- Challenge
Reproduce the material below line by line, beginning with its first line and ending with the line that contains "fig = plt.figure(figsize=(5.99, 3.88), dpi=100)"; leave out pictures.

- Information provided
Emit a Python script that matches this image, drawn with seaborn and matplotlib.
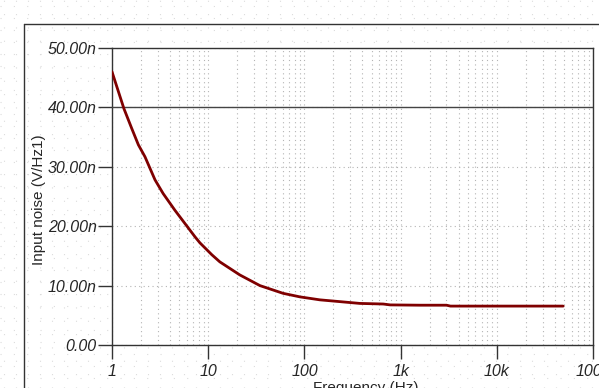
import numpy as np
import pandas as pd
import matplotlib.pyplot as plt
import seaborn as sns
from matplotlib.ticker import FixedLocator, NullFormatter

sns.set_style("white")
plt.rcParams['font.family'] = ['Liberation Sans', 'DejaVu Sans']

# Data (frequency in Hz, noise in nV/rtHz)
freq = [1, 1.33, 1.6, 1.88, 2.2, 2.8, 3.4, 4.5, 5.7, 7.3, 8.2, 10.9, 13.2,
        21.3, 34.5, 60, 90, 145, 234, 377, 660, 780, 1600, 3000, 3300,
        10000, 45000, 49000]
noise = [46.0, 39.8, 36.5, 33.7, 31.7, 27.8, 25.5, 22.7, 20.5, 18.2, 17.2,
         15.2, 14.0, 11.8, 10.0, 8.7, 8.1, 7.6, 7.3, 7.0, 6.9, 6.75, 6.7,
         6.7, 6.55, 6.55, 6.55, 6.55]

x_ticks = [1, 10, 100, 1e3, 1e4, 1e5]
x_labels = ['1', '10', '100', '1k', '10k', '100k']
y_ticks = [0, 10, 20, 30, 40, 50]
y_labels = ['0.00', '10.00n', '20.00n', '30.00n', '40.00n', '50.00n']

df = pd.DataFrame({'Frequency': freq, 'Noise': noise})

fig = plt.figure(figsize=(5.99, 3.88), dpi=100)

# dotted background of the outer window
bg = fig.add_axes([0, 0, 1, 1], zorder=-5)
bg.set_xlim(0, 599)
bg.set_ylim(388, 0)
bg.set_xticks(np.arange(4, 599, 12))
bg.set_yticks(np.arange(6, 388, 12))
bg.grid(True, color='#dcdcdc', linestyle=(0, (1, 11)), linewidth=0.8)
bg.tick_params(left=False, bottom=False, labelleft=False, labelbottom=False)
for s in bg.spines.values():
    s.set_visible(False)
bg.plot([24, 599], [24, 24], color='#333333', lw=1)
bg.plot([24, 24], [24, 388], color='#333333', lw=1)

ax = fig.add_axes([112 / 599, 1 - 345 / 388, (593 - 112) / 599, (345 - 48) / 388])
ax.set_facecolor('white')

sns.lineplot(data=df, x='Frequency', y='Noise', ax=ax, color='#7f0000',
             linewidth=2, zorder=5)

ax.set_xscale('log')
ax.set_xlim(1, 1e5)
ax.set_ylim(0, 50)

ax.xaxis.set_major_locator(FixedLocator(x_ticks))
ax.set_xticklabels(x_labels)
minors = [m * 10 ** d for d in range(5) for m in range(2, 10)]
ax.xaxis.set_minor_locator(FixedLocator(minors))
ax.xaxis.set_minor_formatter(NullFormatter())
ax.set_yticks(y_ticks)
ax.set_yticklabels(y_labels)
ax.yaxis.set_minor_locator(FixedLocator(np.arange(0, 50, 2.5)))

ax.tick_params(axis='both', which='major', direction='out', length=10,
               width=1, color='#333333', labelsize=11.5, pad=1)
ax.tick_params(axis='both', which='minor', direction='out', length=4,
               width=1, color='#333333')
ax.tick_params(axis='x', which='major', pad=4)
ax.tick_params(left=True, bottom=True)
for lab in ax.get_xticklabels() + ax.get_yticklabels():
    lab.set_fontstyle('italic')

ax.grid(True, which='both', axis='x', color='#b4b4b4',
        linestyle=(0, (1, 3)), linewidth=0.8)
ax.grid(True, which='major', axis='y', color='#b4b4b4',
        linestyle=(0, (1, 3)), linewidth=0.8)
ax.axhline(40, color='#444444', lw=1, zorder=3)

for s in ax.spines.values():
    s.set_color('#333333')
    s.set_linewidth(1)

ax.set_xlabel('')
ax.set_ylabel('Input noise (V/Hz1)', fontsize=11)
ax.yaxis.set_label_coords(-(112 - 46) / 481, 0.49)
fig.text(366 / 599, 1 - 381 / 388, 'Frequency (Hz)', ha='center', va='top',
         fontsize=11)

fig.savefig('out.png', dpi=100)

- Answer for this exercise
Emit a Python script that matches this image, drawn with seaborn and matplotlib.
import numpy as np
import pandas as pd
import matplotlib.pyplot as plt
import seaborn as sns
from matplotlib.ticker import FixedLocator, NullFormatter

sns.set_style("white")
plt.rcParams['font.family'] = ['Liberation Sans', 'DejaVu Sans']

# Data (frequency in Hz, noise in nV/rtHz)
freq = [1, 1.33, 1.6, 1.88, 2.2, 2.8, 3.4, 4.5, 5.7, 7.3, 8.2, 10.9, 13.2,
        21.3, 34.5, 60, 90, 145, 234, 377, 660, 780, 1600, 3000, 3300,
        10000, 45000, 49000]
noise = [46.0, 39.8, 36.5, 33.7, 31.7, 27.8, 25.5, 22.7, 20.5, 18.2, 17.2,
         15.2, 14.0, 11.8, 10.0, 8.7, 8.1, 7.6, 7.3, 7.0, 6.9, 6.75, 6.7,
         6.7, 6.55, 6.55, 6.55, 6.55]

x_ticks = [1, 10, 100, 1e3, 1e4, 1e5]
x_labels = ['1', '10', '100', '1k', '10k', '100k']
y_ticks = [0, 10, 20, 30, 40, 50]
y_labels = ['0.00', '10.00n', '20.00n', '30.00n', '40.00n', '50.00n']

df = pd.DataFrame({'Frequency': freq, 'Noise': noise})

fig = plt.figure(figsize=(5.99, 3.88), dpi=100)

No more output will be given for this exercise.